ABD Hazine Bakanlığı’na bağlı Yabancı Varlıkları Kontrol Ofisi (OFAC), geçen ay yaptırım listesine aldığı ve yaklaşık bir yıldır Houston açıklarında demirli olan Tinos I adlı LPG tankerine ilişkin önemli bir karara imza attı. OFAC, 2024 yapımı gemiyle bağlantılı bazı işlemlere yeşil ışık yakarken, geminin olası satışı için de izin verdi.
Salı günü yayımlanan genel lisansa göre, Tinos I’in güvenli şekilde limana yanaşması, mürettebatın sağlık ve güvenliği, gemi yönetimi, sigorta, acil onarımlar ve çevresel koruma faaliyetleri gibi temel hizmetlere yönelik işlemler serbest bırakıldı. En dikkat çekici unsur ise, geminin satışıyla ilgili verilen yetkilendirme oldu. Ancak bu satıştan elde edilecek gelir, ABD’deki bir finans kurumunda, faiz getirili ve bloke edilmiş bir hesapta tutulmak zorunda.
Tinos I, 22 Nisan’da ABD’nin İranlı iş insanı Seyed Assadolah Emamjomeh ve onun İran, Birleşik Krallık ve Birleşik Arap Emirlikleri’ndeki şirket ağını hedef alan yaptırımları kapsamında kara listeye alınmıştı. OFAC’a göre gemi, Dubai merkezli Pearl Petrochemical FZE şirketi tarafından işletiliyor. Söz konusu şirket, 2024 yılının Ekim ayında Emamjomeh’in oğluna devredildi.
Lloyd’s List tarafından Kasım 2023’te yayımlanan bir araştırma, Emamjomeh ile bağlantılı kişi ve kuruluşların, yaşlanmış tankerlerden oluşan bir filo aracılığıyla yüz milyonlarca dolarlık İran menşeli LPG’yi taşıdığını ortaya koymuştu.
Geminin ve mürettebatının temel ihtiyaçlarının karşılanmasına yönelik izin, beklenen bir gelişme olarak değerlendirilse de; yeni inşa edilmiş bir tankerin potansiyel satışına onay verilmesi, sürecin seyrini değiştirebilecek bir adım olarak öne çıkıyor. Bu karar, armatörün zararını azaltmasına ve uzun süredir işlevsiz kalan gemiyi değerlendirmesine olanak tanıyabilir.
Öte yandan, New York merkezli nükleer karşıtı lobi grubu United Against Nuclear Iran (UANI), ABD hükümetine çağrıda bulunarak geminin tamamen müsadere edilmesini talep etti. ABD daha önce İran’a ait bazı petrol kargolarına el koyarak bunları terör mağdurlarına gelir sağlamak amacıyla satmıştı. Ancak bir geminin tamamına el koyup satışı, şimdiye kadar gerçekleşmeyen ve daha karmaşık diplomatik sonuçları olabilecek bir adım olarak değerlendiriliyor.

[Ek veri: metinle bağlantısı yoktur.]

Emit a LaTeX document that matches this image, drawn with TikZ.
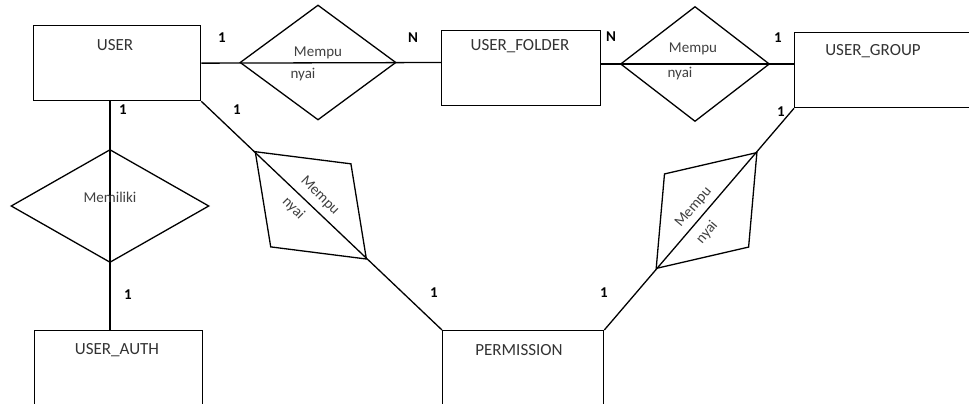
\documentclass[tikz,border=0pt]{standalone}
\usepackage{fontspec}
\setmainfont{Carlito}
\usetikzlibrary{shapes.geometric,calc}
\begin{document}
\begin{tikzpicture}[x=1pt,y=-1pt,
  ent/.style={draw, line width=1.3pt, rectangle, inner sep=0pt},
  rel/.style={draw, line width=1.3pt, diamond, inner sep=0pt},
  lnk/.style={line width=1.3pt},
  etext/.style={font=\fontsize{17}{17}\selectfont, text=black!80, inner sep=0pt},
  rtext/.style={font=\fontsize{15}{15}\selectfont, text=black!75, inner sep=0pt},
  card/.style={font=\bfseries\fontsize{15}{15}\selectfont, inner sep=0pt}
]
\useasboundingbox (0,0) rectangle (969,404);
\clip (0,0) rectangle (969,404);
% entities
\node[ent, minimum width=167, minimum height=75, anchor=north west] (user) at (33,25) {};
\node[ent, minimum width=159, minimum height=75, anchor=north west] (uf) at (441,30) {};
\node[ent, minimum width=200, minimum height=75, anchor=north west] (ug) at (794,32) {};
\node[ent, minimum width=168, minimum height=100, anchor=north west] (ua) at (34,330) {};
\node[ent, minimum width=161, minimum height=100, anchor=north west] (perm) at (442,330) {};
\node[etext] (tuser) at (115,45) {USER};
\node[etext] (tuf) at (520,46) {USER\_FOLDER};
\node[etext] (tug) at (873,51) {USER\_GROUP};
\node[etext] (tua) at (117,350) {USER\_AUTH};
\node[etext] (tperm) at (519,350) {PERMISSION};
% relationships
\node[rel, minimum width=156, minimum height=115] (r1) at (318,62.5) {};
\node[rel, minimum width=149, minimum height=115] (r2) at (695,64) {};
\node[rel, minimum width=198, minimum height=113] (r3) at (110,206) {};
\node[rel, minimum width=155, minimum height=116, rotate=-44] (r4) at ($(user.south east)!0.455!(perm.north west)$) {};
\node[rel, minimum width=154, minimum height=112, rotate=49] (r5) at ($(perm.north east)!0.539!(ug.south west)$) {};
% connectors
\draw[lnk] (user.east) -- (r1.center -| uf.west);
\draw[lnk] (r2.center -| uf.east) -- (r2.center -| ug.west);
\draw[lnk] (r3.center |- user.south) -- (r3.center |- ua.north);
\draw[lnk] (user.south east) -- (perm.north west);
\draw[lnk] (perm.north east) -- (ug.south west);
% relationship texts
\node[rtext] (m1) at ($(r1.center)+(0,-10)$) {Mempu};
\node[rtext] (n1) at ($(r1.center)+(-15,12)$) {nyai};
\node[rtext] (m2) at ($(r2.center)+(-2,-15)$) {Mempu};
\node[rtext] (n2) at ($(r2.center)+(-15,10)$) {nyai};
\node[rtext] (m3) at ($(r3.center)+(0,-9)$) {Memiliki};
\node[rtext, rotate=-45] (m4) at ($(r4.center)+(9,-9.4)$) {Mempu};
\node[rtext, rotate=-45] (n4) at ($(r4.center)+(-17.5,3)$) {nyai};
\node[rtext, rotate=50] (m5) at ($(r5.center)+(-12.9,-3.3)$) {Mempu};
\node[rtext, rotate=50] (n5) at ($(r5.center)+(0.5,22)$) {nyai};
% cardinalities
\node[card] (c1) at (222,38) {1};
\node[card] (c2) at (413,38) {N};
\node[card] (c3) at (611,37) {N};
\node[card] (c4) at (778,38) {1};
\node[card] (c5) at (123,110) {1};
\node[card] (c6) at (237,110) {1};
\node[card] (c7) at (781,112) {1};
\node[card] (c8) at (128,295) {1};
\node[card] (c9) at (434,293) {1};
\node[card] (c10) at (604,293) {1};
\end{tikzpicture}
\end{document}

Donald Trump döneminde artan İran yaptırımları çerçevesinde atılabilecek böyle bir adım, Körfez’de İran’ın misilleme olarak gemilere el koyma ihtimalini de gündeme getiriyor. Her ne kadar Trump yönetimi “maksimum baskı” politikasını sürdürse de, bir yandan da yeni bir nükleer anlaşma için İran’la müzakereler yürütülüyor. Bu da askeri gerilimi tırmandıracak adımların dikkatle tartılmasına yol açıyor.